Policy Interventions: The Savings on a Valuable Education (SAVE) Plan and Ending Social Security Garnishing

The Savings on a Valuable Education (SAVE) Plan

Two reforms would enable older workers to save for retirement: The Savings on a Valuable Education (SAVE) Plan, and ending the garnishment of Social Security benefits to repay student loans.
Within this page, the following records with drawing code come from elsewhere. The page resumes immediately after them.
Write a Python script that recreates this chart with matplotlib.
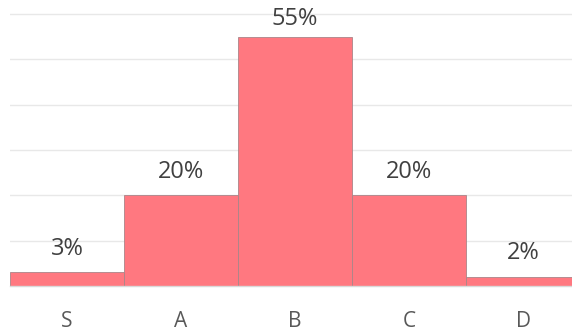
import matplotlib.pyplot as plt

grades = ['S', 'A', 'B', 'C', 'D']
shares = [3, 20, 55, 20, 2]
grid_levels = [10, 20, 30, 40, 50, 60]

plt.rcParams['font.family'] = ['Open Sans', 'DejaVu Sans']

fig = plt.figure(figsize=(5.72, 3.33), dpi=100)
ax = fig.add_axes([10 / 572, 47 / 333, 570 / 572, 286 / 333])

pos = range(len(grades))
ax.bar(pos, shares, width=1.0, color='#ff7880', edgecolor='#a98589', linewidth=0.6, zorder=2)

for lvl in grid_levels:
    ax.axhline(lvl, color='#e8e8e8', linewidth=1, zorder=1)

# the tallest label sits a bit closer to its bar in the original
for x, v in zip(pos, shares):
    off = 13 if v == max(shares) else 17
    ax.annotate(f'{v}%', (x, v), xytext=(0, off), textcoords='offset points',
                ha='center', va='center', fontsize=17, color='#404040')

ax.set_xlim(-0.5, len(grades) - 0.5)
ax.set_ylim(0, 63.1)
ax.set_xticks(list(pos))
ax.set_xticklabels(grades, fontsize=15, color='#595959')
ax.tick_params(axis='x', length=0, pad=18)
ax.set_yticks([])
for side in ['left', 'right', 'top']:
    ax.spines[side].set_visible(False)
ax.spines['bottom'].set_color('#d9d9d9')
ax.spines['bottom'].set_linewidth(1)

fig.savefig('out.png', dpi=100)
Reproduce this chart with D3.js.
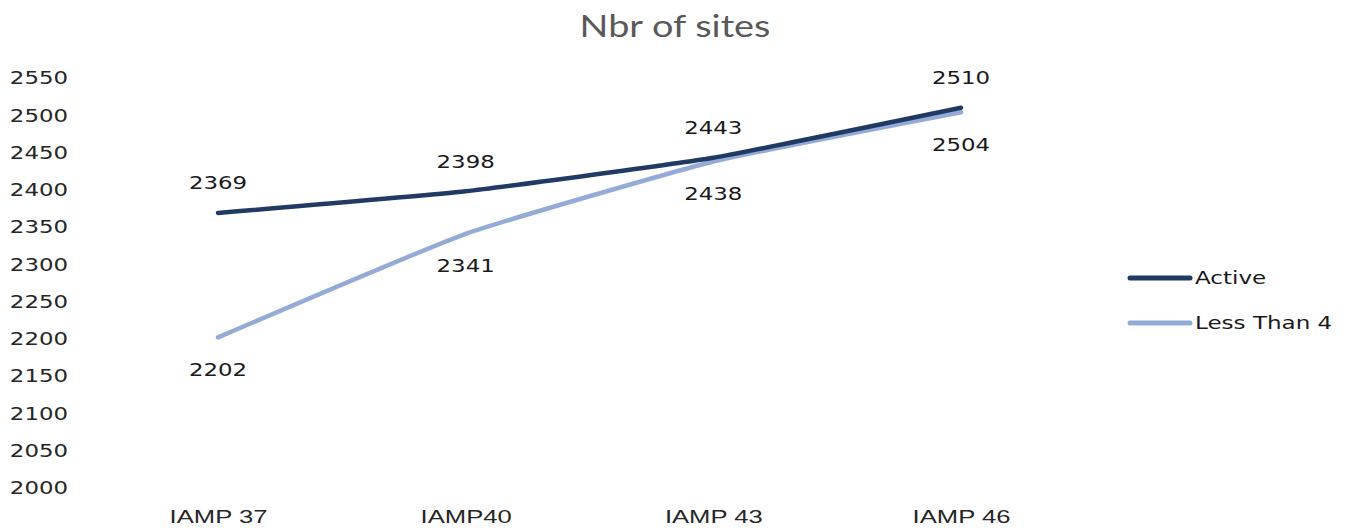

Loan forgiveness is the most direct way to address the negative impacts of student loans on older workers. Discharging loan obligations would allow older workers to save their income for retirement. The SAVE Plan, introduced by the Biden administration in 2023, provides for accelerated loan forgiveness and an income-driven repayment plan, giving older workers a path toward retirement security. 

 

The SAVE Plan’s shift to income-driven repayment (IDR) would also alleviate the harmful impact of loans on older workers. Under an IDR plan, debtors would only make monthly repayments when their income rises above a certain threshold. Additionally, they would only be obligated to pay a percentage of their income at a time until their loans are repaid. Beyond a certain period conditioned on the amount borrowed, outstanding loans would be forgiven; thus, borrowers with less than $12,000 in debt could see their loans forgiven after only 10 years of repayments and an additional year per additional $1,000 borrowed, up to a cap of 20 years for undergraduate and 25 years for post-graduate loans. This approach would allow low-income older debtors to save for retirement as they would only be required to repay a portion of their income. 

 

Ending Social Security Garnishing

In March 2024, more than 30 members of Congress called on the Social Security Administration to end the garnishing of Social Security benefits to repay federal loans – calling it “a particularly devastating practice for seniors and people with disabilities who rely on Social Security as their sole source of income.” This reform would help protect retirees and older workers who are already financially precarious. This basic protection would help many American seniors stabilize their finances, improve their economic security, and be able to retire.